> **PROBLEM**
Only the lines from the start of the data to the line containing "ax.bar_label(bars, padding=11, fontsize=14, family=['Open", both included, should be output, exactly and without pictures.

> **MATERIAL PROVIDED**
--------------------------------

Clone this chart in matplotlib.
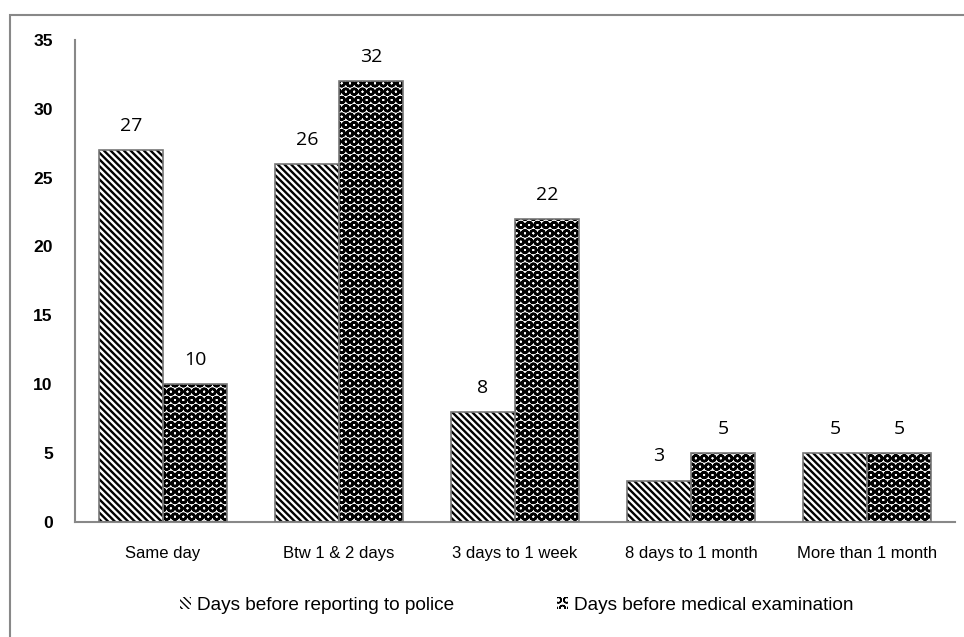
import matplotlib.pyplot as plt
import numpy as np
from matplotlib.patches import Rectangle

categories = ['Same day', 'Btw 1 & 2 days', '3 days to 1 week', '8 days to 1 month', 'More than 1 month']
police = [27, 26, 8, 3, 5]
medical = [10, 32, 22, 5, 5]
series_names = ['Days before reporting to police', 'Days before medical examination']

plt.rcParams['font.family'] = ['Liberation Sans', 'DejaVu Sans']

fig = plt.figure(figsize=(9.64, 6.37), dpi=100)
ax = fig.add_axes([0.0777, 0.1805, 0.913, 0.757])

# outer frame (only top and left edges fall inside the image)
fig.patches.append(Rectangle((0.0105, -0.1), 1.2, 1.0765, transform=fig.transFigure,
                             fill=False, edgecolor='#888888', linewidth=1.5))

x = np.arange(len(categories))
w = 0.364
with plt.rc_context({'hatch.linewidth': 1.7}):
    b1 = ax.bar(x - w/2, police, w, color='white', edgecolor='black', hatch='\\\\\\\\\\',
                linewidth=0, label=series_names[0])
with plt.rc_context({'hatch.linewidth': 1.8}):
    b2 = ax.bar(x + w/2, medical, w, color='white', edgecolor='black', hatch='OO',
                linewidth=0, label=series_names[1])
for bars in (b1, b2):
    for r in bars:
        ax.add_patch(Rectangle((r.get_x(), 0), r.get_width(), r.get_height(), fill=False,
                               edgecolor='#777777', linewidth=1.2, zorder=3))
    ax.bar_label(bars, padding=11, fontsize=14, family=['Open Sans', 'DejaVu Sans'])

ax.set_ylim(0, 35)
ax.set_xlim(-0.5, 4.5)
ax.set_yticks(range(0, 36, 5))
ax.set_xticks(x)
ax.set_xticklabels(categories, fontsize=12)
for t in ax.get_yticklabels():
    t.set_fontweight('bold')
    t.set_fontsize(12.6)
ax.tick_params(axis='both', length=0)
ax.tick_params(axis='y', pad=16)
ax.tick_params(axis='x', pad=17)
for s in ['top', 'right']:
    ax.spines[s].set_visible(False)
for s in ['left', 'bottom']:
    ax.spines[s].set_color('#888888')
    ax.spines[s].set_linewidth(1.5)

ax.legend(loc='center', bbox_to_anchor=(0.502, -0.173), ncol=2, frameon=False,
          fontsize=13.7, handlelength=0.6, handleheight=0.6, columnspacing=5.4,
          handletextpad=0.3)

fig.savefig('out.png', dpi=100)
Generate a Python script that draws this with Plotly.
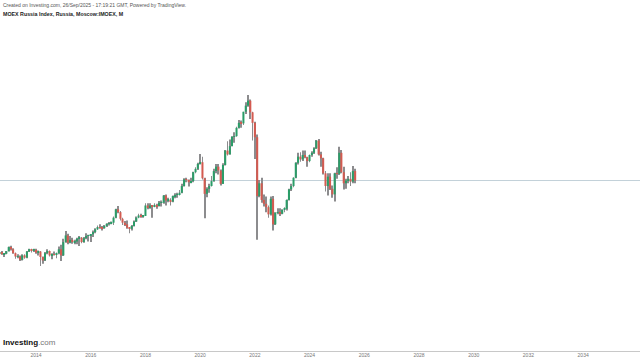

--------------------------------

> **SOLUTION TO THIS TASK**
Clone this chart in matplotlib.
import matplotlib.pyplot as plt
import numpy as np
from matplotlib.patches import Rectangle

categories = ['Same day', 'Btw 1 & 2 days', '3 days to 1 week', '8 days to 1 month', 'More than 1 month']
police = [27, 26, 8, 3, 5]
medical = [10, 32, 22, 5, 5]
series_names = ['Days before reporting to police', 'Days before medical examination']

plt.rcParams['font.family'] = ['Liberation Sans', 'DejaVu Sans']

fig = plt.figure(figsize=(9.64, 6.37), dpi=100)
ax = fig.add_axes([0.0777, 0.1805, 0.913, 0.757])

# outer frame (only top and left edges fall inside the image)
fig.patches.append(Rectangle((0.0105, -0.1), 1.2, 1.0765, transform=fig.transFigure,
                             fill=False, edgecolor='#888888', linewidth=1.5))

x = np.arange(len(categories))
w = 0.364
with plt.rc_context({'hatch.linewidth': 1.7}):
    b1 = ax.bar(x - w/2, police, w, color='white', edgecolor='black', hatch='\\\\\\\\\\',
                linewidth=0, label=series_names[0])
with plt.rc_context({'hatch.linewidth': 1.8}):
    b2 = ax.bar(x + w/2, medical, w, color='white', edgecolor='black', hatch='OO',
                linewidth=0, label=series_names[1])
for bars in (b1, b2):
    for r in bars:
        ax.add_patch(Rectangle((r.get_x(), 0), r.get_width(), r.get_height(), fill=False,
                               edgecolor='#777777', linewidth=1.2, zorder=3))
    ax.bar_label(bars, padding=11, fontsize=14, family=['Open Sans', 'DejaVu Sans'])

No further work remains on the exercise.